The historic Jewish tombstones are remarkable for their symbols and ornaments (simplified floral motives, reduced scale architectural ornaments and other decorative elements) developed gradually from the Middle Ages, merging with elements from the successive artistic styles; their occurrence and character largely depends on the local customs. The sepulchral symbolism is represented above all by small reliefs sculptured in the upper portions of the tombstones. Most often these reliefs are the Star of David, a crown or symbols of the descendants of certain Jewish tribes (hands in blessing are found on the tombs of the Cohanites, a can and a basin on the gravestones of the Levites). Animal effigies symbolize the names of the deceased (lion, deer, fish, bear, wolf, fox). Frequent are vegetable motifs (grapes, palm trees, pine cones) or objects indicating the profession of the deceased (circumcision knife, physician's tweezers, book).

The last significant overhaul of the Jewish cemetery and heightening of its walls occurred in 1922; the last burial at this cemetery took place in 1942, three months before the deportation of the local Jews to Terezin (Theresienstadt). The deceased community member was accompanied on his last journey by his co-religionists who by then already had to wear the yellow Star of David on their clothes. After World War II, some tombstones were engraved with the names of Holocaust victims. Urns containing the ashes of those who had died abroad were installed in their resting places at the ancestral cemetery. The Jewish cemetery suffered its heaviest damage during World War II when the nearby school in Podhrad housed the Training Institute for Female German Teachers evacuated from the bombed German city of Hannover. The cemetery became the target of vandalistic attacks of the evacuees and trainees of a German air pilot school in Německý Brod. After the war, many modern monuments made from valuable stone were stolen.
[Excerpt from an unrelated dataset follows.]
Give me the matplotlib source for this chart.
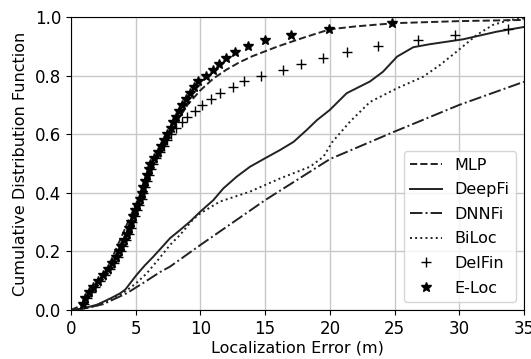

On the occasion of the international anthropology congresses named after Dr. A. Hrdlicka, the Jewish cemetery and the funeral hall were restored at the expense of the Municipality of Humpolec. Local school children cleared the area of the underbrush developing from airborne seeds of various woody plants. The Jewish cemetery is owned by the Jewish Community in Prague. It is maintained on its behalf by the join-stock company Matanah. A paid custodian takes good care of the cemetery.


Tombstones of important personalities


Simon and Marie MAHLER, grandparents of Gustav Mahler. Josef MAHLER, uncle of G. Mahler. Bernard and Anna MAHLER, Humpolec relatives of G. Mahler. Leopold LOWY, uncle of Franz Kafka's mother Julie Kafka. Tomb of the BAUER family - relatives of the politician Otto Bauer of the Austrian Social Democratic party. Members of the Bauer family used to represent the Jewish community in the Municipal Council of Humpolec. Grave site of the MANDLER family (among others the parents of Arnost Mandler, painter and translator of French literature). Grave of the FREUND family from Želiv (Emil Freund, Mahler's school friend who later became his lawyer and Marie Freund, Mahler's first love). Graves of the KUMERMANN family (relatives of the Czech Ambassador to Israel, Mr. Daniel Kumermann).